Data.
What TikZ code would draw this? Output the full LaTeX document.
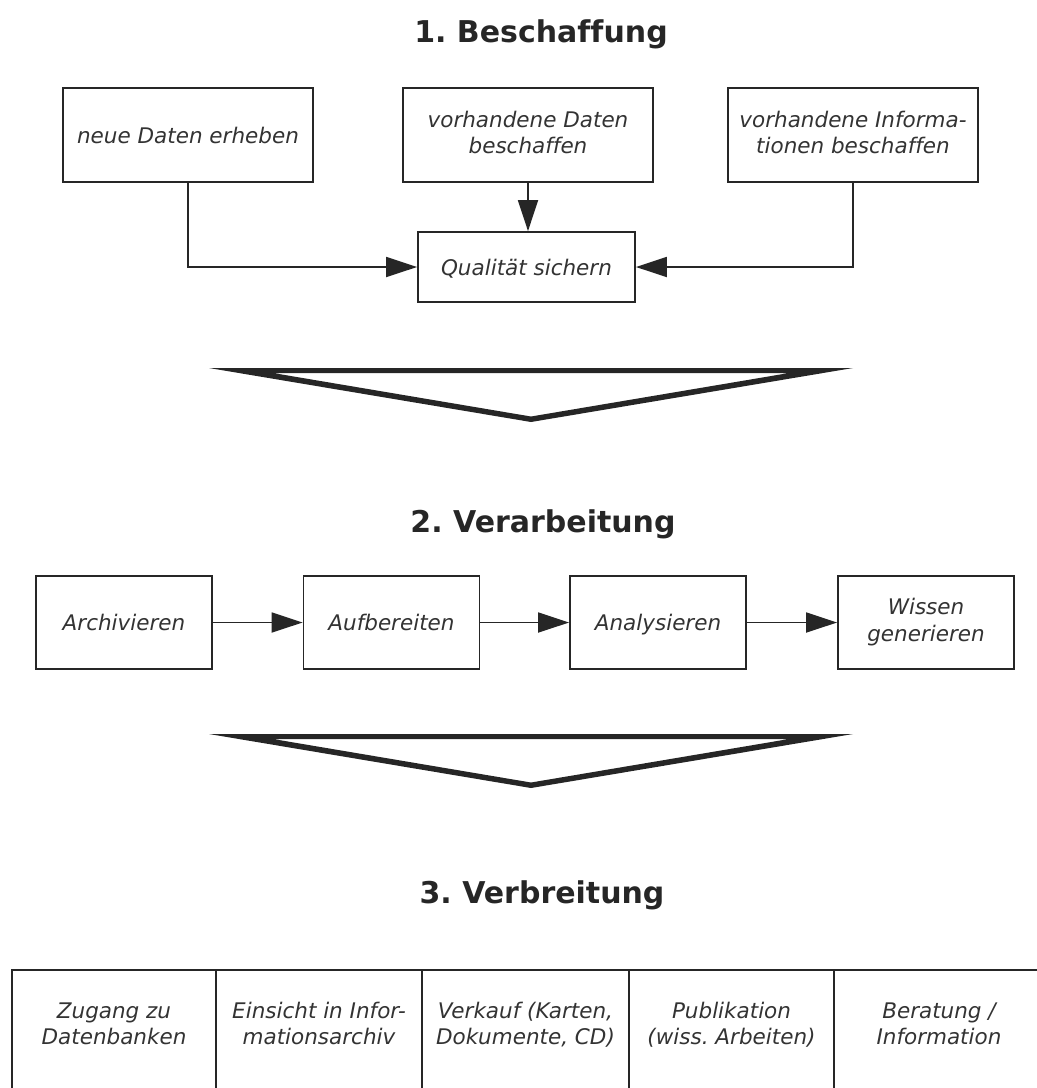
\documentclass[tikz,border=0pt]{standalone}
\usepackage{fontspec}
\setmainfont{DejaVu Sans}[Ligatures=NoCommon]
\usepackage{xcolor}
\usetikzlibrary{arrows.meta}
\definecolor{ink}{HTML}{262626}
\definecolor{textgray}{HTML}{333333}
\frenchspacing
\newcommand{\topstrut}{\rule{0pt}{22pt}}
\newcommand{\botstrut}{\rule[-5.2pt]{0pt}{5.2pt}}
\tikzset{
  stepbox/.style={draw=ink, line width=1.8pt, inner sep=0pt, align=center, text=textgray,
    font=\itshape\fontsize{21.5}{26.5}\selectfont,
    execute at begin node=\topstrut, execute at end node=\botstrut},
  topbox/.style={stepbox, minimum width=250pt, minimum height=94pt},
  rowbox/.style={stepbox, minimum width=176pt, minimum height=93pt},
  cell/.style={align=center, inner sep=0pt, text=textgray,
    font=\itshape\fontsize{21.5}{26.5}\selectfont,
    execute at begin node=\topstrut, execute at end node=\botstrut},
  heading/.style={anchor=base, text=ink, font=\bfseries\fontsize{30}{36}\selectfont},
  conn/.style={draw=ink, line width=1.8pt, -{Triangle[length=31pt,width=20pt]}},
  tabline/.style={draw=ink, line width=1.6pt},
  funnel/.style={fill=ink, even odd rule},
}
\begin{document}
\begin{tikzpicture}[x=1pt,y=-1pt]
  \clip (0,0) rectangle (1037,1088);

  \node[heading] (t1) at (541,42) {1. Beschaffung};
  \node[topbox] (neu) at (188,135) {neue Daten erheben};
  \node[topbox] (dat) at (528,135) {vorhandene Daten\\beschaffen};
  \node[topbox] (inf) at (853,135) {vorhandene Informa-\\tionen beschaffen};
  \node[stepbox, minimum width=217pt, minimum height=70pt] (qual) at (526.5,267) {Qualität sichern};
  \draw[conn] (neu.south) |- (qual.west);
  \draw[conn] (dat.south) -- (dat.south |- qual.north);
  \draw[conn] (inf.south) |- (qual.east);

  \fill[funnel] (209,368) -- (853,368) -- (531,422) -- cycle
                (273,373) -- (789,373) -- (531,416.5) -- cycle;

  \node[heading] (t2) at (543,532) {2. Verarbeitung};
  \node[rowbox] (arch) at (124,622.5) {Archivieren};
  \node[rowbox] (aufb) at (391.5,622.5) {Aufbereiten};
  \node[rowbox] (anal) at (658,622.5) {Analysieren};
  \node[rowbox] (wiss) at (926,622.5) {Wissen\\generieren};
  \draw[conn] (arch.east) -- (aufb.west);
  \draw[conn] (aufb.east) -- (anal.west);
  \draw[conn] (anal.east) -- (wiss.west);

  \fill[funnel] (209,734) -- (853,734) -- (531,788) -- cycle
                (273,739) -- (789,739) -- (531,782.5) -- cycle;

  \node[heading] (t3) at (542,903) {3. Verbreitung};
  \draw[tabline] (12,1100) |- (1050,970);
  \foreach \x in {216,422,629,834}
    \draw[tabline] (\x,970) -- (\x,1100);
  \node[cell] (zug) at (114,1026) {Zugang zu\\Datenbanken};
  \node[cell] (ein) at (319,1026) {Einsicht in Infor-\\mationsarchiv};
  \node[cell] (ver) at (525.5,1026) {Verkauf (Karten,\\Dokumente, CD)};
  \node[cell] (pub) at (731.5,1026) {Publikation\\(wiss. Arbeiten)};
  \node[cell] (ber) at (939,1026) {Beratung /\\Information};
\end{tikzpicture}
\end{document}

Directive. Skip the pictures, then retype every line above exactly.

Solution below.
What TikZ code would draw this? Output the full LaTeX document.
\documentclass[tikz,border=0pt]{standalone}
\usepackage{fontspec}
\setmainfont{DejaVu Sans}[Ligatures=NoCommon]
\usepackage{xcolor}
\usetikzlibrary{arrows.meta}
\definecolor{ink}{HTML}{262626}
\definecolor{textgray}{HTML}{333333}
\frenchspacing
\newcommand{\topstrut}{\rule{0pt}{22pt}}
\newcommand{\botstrut}{\rule[-5.2pt]{0pt}{5.2pt}}
\tikzset{
  stepbox/.style={draw=ink, line width=1.8pt, inner sep=0pt, align=center, text=textgray,
    font=\itshape\fontsize{21.5}{26.5}\selectfont,
    execute at begin node=\topstrut, execute at end node=\botstrut},
  topbox/.style={stepbox, minimum width=250pt, minimum height=94pt},
  rowbox/.style={stepbox, minimum width=176pt, minimum height=93pt},
  cell/.style={align=center, inner sep=0pt, text=textgray,
    font=\itshape\fontsize{21.5}{26.5}\selectfont,
    execute at begin node=\topstrut, execute at end node=\botstrut},
  heading/.style={anchor=base, text=ink, font=\bfseries\fontsize{30}{36}\selectfont},
  conn/.style={draw=ink, line width=1.8pt, -{Triangle[length=31pt,width=20pt]}},
  tabline/.style={draw=ink, line width=1.6pt},
  funnel/.style={fill=ink, even odd rule},
}
\begin{document}
\begin{tikzpicture}[x=1pt,y=-1pt]
  \clip (0,0) rectangle (1037,1088);

  \node[heading] (t1) at (541,42) {1. Beschaffung};
  \node[topbox] (neu) at (188,135) {neue Daten erheben};
  \node[topbox] (dat) at (528,135) {vorhandene Daten\\beschaffen};
  \node[topbox] (inf) at (853,135) {vorhandene Informa-\\tionen beschaffen};
  \node[stepbox, minimum width=217pt, minimum height=70pt] (qual) at (526.5,267) {Qualität sichern};
  \draw[conn] (neu.south) |- (qual.west);
  \draw[conn] (dat.south) -- (dat.south |- qual.north);
  \draw[conn] (inf.south) |- (qual.east);

  \fill[funnel] (209,368) -- (853,368) -- (531,422) -- cycle
                (273,373) -- (789,373) -- (531,416.5) -- cycle;

  \node[heading] (t2) at (543,532) {2. Verarbeitung};
  \node[rowbox] (arch) at (124,622.5) {Archivieren};
  \node[rowbox] (aufb) at (391.5,622.5) {Aufbereiten};
  \node[rowbox] (anal) at (658,622.5) {Analysieren};
  \node[rowbox] (wiss) at (926,622.5) {Wissen\\generieren};
  \draw[conn] (arch.east) -- (aufb.west);
  \draw[conn] (aufb.east) -- (anal.west);
  \draw[conn] (anal.east) -- (wiss.west);

  \fill[funnel] (209,734) -- (853,734) -- (531,788) -- cycle
                (273,739) -- (789,739) -- (531,782.5) -- cycle;

  \node[heading] (t3) at (542,903) {3. Verbreitung};
  \draw[tabline] (12,1100) |- (1050,970);
  \foreach \x in {216,422,629,834}
    \draw[tabline] (\x,970) -- (\x,1100);
  \node[cell] (zug) at (114,1026) {Zugang zu\\Datenbanken};
  \node[cell] (ein) at (319,1026) {Einsicht in Infor-\\mationsarchiv};
  \node[cell] (ver) at (525.5,1026) {Verkauf (Karten,\\Dokumente, CD)};
  \node[cell] (pub) at (731.5,1026) {Publikation\\(wiss. Arbeiten)};
  \node[cell] (ber) at (939,1026) {Beratung /\\Information};
\end{tikzpicture}
\end{document}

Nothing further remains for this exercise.